Donald Trump © REUTERS

Donald Trump: les raisons de la colère

L’imprévisible candidat républicain pourrait-il l’emporter face à Hillary Clinton ? En Caroline du Nord comme ailleurs, le scénario impensable s’est mué en hypothèse plausible.

Elle parle volontiers et sourit, Teresa Johnson, mais ses traits sont tirés et on la sent fatiguée. La faute aux journalistes, qui lui posent trop de questions.  » La politique ne m’intéressait pas, dit-elle. Mais Donald Trump, c’est différent !  » Ce matin-là, avec son mari et son frère, Teresa s’est levée tôt pour rejoindre Asheville, une petite ville posée sur les contreforts de la chaîne montagneuse des Appalaches, en Caroline du Nord. Tous les trois voulaient assister au meeting de Trump, prévu à 18 heures. Voilà pourquoi ils sont les premiers dans la file d’attente…

Anne Riddle (à dr.) a la conviction que
Anne Riddle (à dr.) a la conviction que « Dieu a choisi Donald Trump pour que les Etats-Unis redeviennent une nation chrétienne. »© CYRUS/POLARIS POUR LE VIF/L’EXPRESS

A 70 ans, le magnat de l’immobilier et des casinos, candidat du Parti républicain à la présidentielle américaine, est au coude-à-coude avec sa rivale démocrate, Hillary Clinton, malgré un premier débat télévisé qui a vu sa rivale l’emporter aux points. Un phénomène incompréhensible pour nombre d’amis de l’Amérique, en Europe et ailleurs. C’est pourtant simple, à écouter Teresa Johnson :  » Trump n’est pas un professionnel de la politique et c’est une très bonne chose. Tous les politiciens américains sont corrompus. Ils n’ont pas le choix, la moindre campagne électorale coûte des millions de dollars ! Trump est différent. C’est un homme d’affaires. Il utilise son propre argent pour faire campagne et il ne doit rien à personne. Je lui fais confiance pour me rendre mon pays, celui que j’ai connu et que j’ai perdu.
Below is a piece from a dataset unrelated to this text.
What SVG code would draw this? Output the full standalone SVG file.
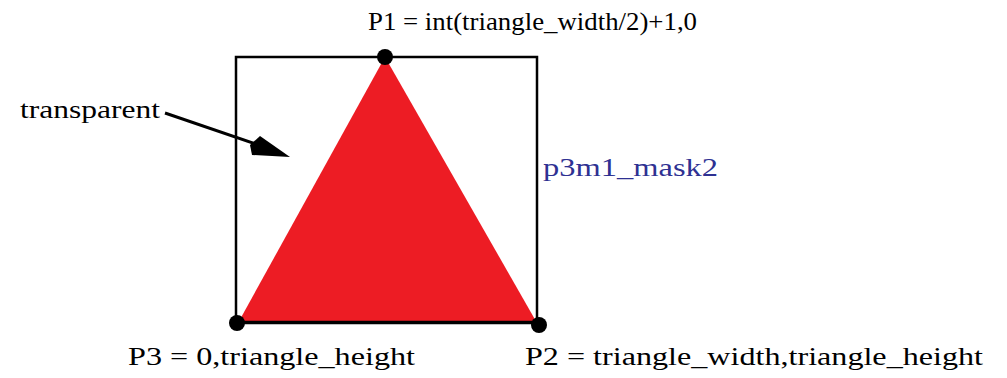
<svg xmlns="http://www.w3.org/2000/svg" width="1007" height="378" viewBox="0 0 1007 378">
<style>
text{font-family:"Liberation Serif","Times New Roman",Times,serif;font-size:26px;fill:#000}
.blue{fill:#2e3192}
.dot{fill:#000}
</style>
<rect width="1007" height="378" fill="#fff"/>
<g id="mask">
<rect x="236" y="57" width="301" height="266" fill="none" stroke="#000" stroke-width="2.5"/>
<polygon points="385,57 238,323 537,323" fill="#ed1c24"/>
<line x1="238" y1="322" x2="537" y2="322" stroke="#000" stroke-width="2.5"/>
</g>
<g id="p1"><circle class="dot" cx="385" cy="57" r="8"/><text x="368" y="30" textLength="329" lengthAdjust="spacingAndGlyphs">P1 = int(triangle_width/2)+1,0</text></g>
<g id="p3"><circle class="dot" cx="237" cy="323" r="8"/><text x="128" y="365" textLength="287" lengthAdjust="spacingAndGlyphs">P3 = 0,triangle_height</text></g>
<g id="p2"><circle class="dot" cx="539" cy="325" r="8"/><text x="525" y="365" textLength="458" lengthAdjust="spacingAndGlyphs">P2 = triangle_width,triangle_height</text></g>
<g id="label"><text class="blue" x="543" y="176" textLength="175" lengthAdjust="spacingAndGlyphs">p3m1_mask2</text></g>
<g id="transparent"><text x="20" y="118" textLength="140" lengthAdjust="spacingAndGlyphs">transparent</text></g>
<g id="connectors">
<line x1="165" y1="113" x2="256" y2="144" stroke="#000" stroke-width="3"/>
<polygon points="290,157 260,136 250,145 252,155" fill="#000"/>
</g>
</svg>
Avec ma famille et mes amis, nous voulons du travail. Un vrai travail. Les deux emplois que j’ai occupés dans des usines textiles du coin, ils sont partis ailleurs. Où ça ? Au Mexique et au Honduras. Depuis, j’ai créé une petite entreprise de peinture en bâtiment, mais cela ne suffit pas. J’en ai assez, vous comprenez ? Les accords de libre-échange et les délocalisations, j’en ai marre. L’immigration, ça suffit. Il y a autre chose. Je veux pouvoir dire tout ça sans être accusée de racisme. Cela n’a rien à voir. Halte au politiquement correct ! Je veux qu’on me rende ma liberté d’expression.  » Ses voisins approuvent.

C’est un phénomène que personne n’avait prédit – les journalistes et les politologues moins que les autres. Il y a un an, nul ne voyait venir l’incroyable parcours de Donald Trump dans la course au scrutin du 8 novembre. Condamné par les premières enquêtes d’opinion, mais plébiscité par les militants, il s’est imposé face aux 16 autres candidats républicains, sous les yeux ébahis des caciques du parti. Voilà une quinzaine de mois, pourtant,  » le Donald  » était un sujet de plaisanterie. Personne n’aurait parié sur cette ex-star de la télé-réalité à la coiffure bouffante et aux méthodes vaguement scabreuses.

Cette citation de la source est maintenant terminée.